Hinter dem Rathaus finden sich hunderte von Frauen zusammen. Die Gruppe ist so groß, dass sie aufgeteilt werden muss. Hermelinda - die als erste Frau in Guerrero den Vorsitz einer autonomen Gemeinde innehatte - spricht zu einer Gruppe von etwa 150 Frauen auf Nahua. Marta hingegen ist Amuzgo-Indianerin, ihre Sprache versteht hier niemand und so richtet sie sich an etwa 100 spanischsprachige Frauen. Beide sprechen über die Rechte der Frauen, Ungerechtigkeit und den Kampf gegen Unterdrückung. Über eine Stunde lang hören die Frauen gebannt zu und nicken zustimmend, reden über ihre Situation in Buenavista und wirken nach dem Treffen deutlich gestärkt und ermuntert. Einigen Männern ist dieses Selbstbewusstsein zwar suspekt, doch niemand traut sich Hermelinda oder Marta zu widersprechen, die beiden haben sich mit ihrer Arbeit Respekt verdient. Mitten im Dorf steht ein großes Gebäude, das Erdgeschoss ist bereits fertig und nun wird am ersten Stock gebaut. Bald soll es die Polizeiwache, eine Krankenstation, eine Ausbildungsstätte, einen Computersaal, eine Bibliothek, eine Post- und Telegrafenstation sowie einen Versammlungssaal beherbergen. Für den Bau wurde mittels zahlreicher Aktionen ein Regierungszuschuss von umgerechnet 11.000 Euro erkämpft, den Rest sammelten die Dorfbewohner. Das war nicht leicht. Nahezu 90% der Bevölkerung der Region leben vom Kaffeeanbau, doch die Preise für die frisch gepflückten Bohnen sind so niedrig, dass sie für fast acht Kilo geschälte und getrocknete Kaffeebohnen gerade mal einen Euro bekommen.
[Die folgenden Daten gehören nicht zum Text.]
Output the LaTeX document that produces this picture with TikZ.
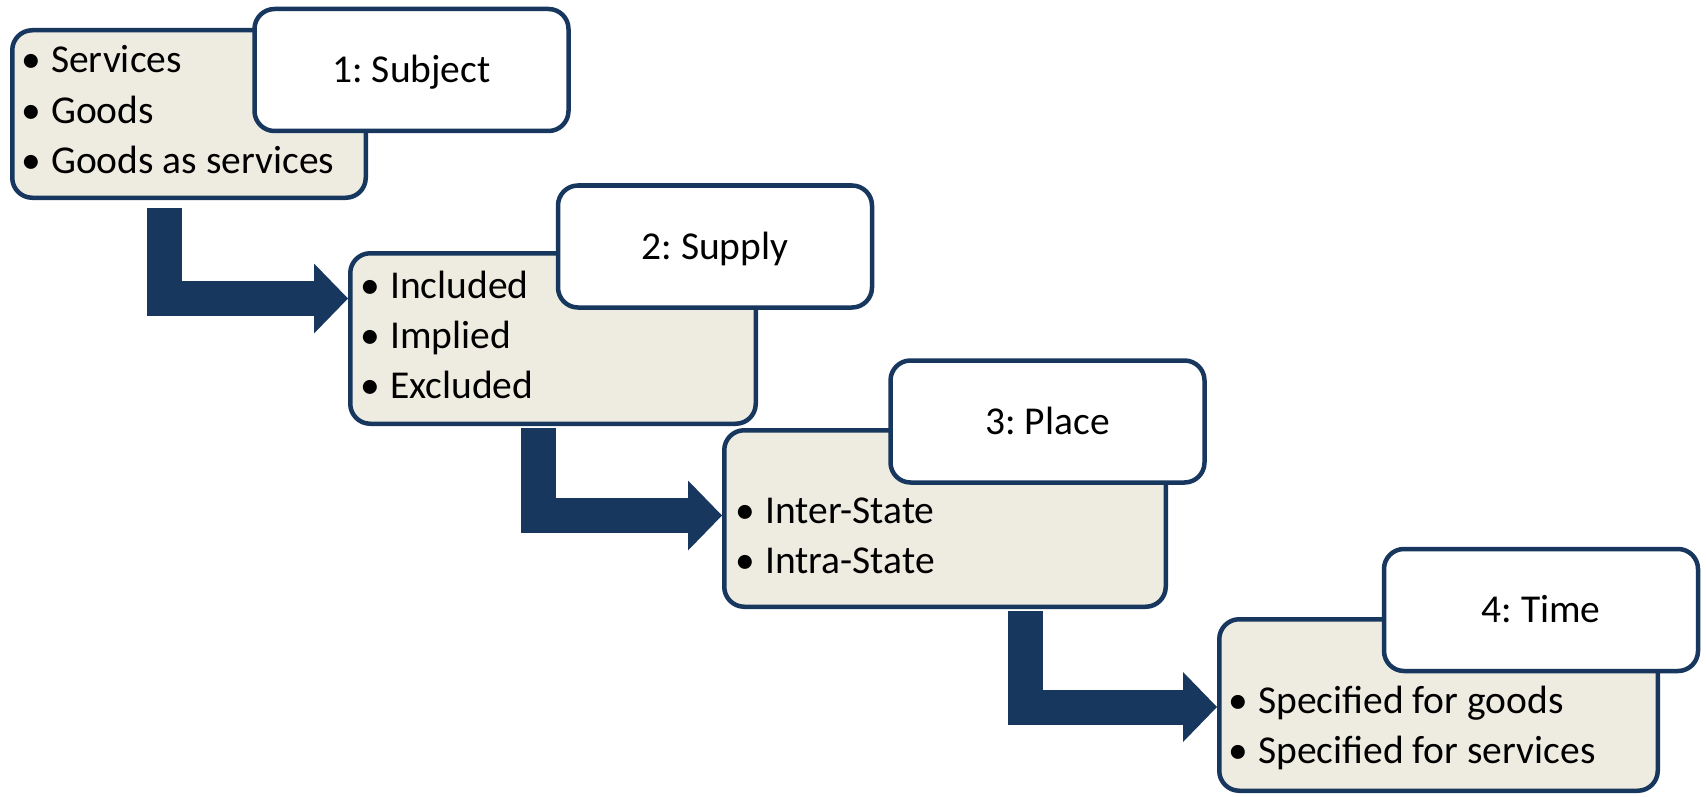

Um der vom Weltmarkt zugeschriebenen Monokultur und dem Elend zu entgehen, gründete die Regionalversammlung zusätzlich die »Organización Comunitaria Regional« (OCR), die versucht, ein regionales Selbstversorgungsnetz und einen regionalen Markt aufzubauen. »Ich säe Chili, du Tomaten und ein anderer Zuckerrohr und dann tauschen wir die Waren«, erklärte Cirino Plácido, der Vertreter Buenavistas im »Consejo Guerrerense« und einer der Köpfe der OCR. »Wir reden nicht von Autonomie, denn das Wort verursacht viel Aufhebens, aber wir praktizieren sie«, fügt Bruno mit einem Lächeln hinzu.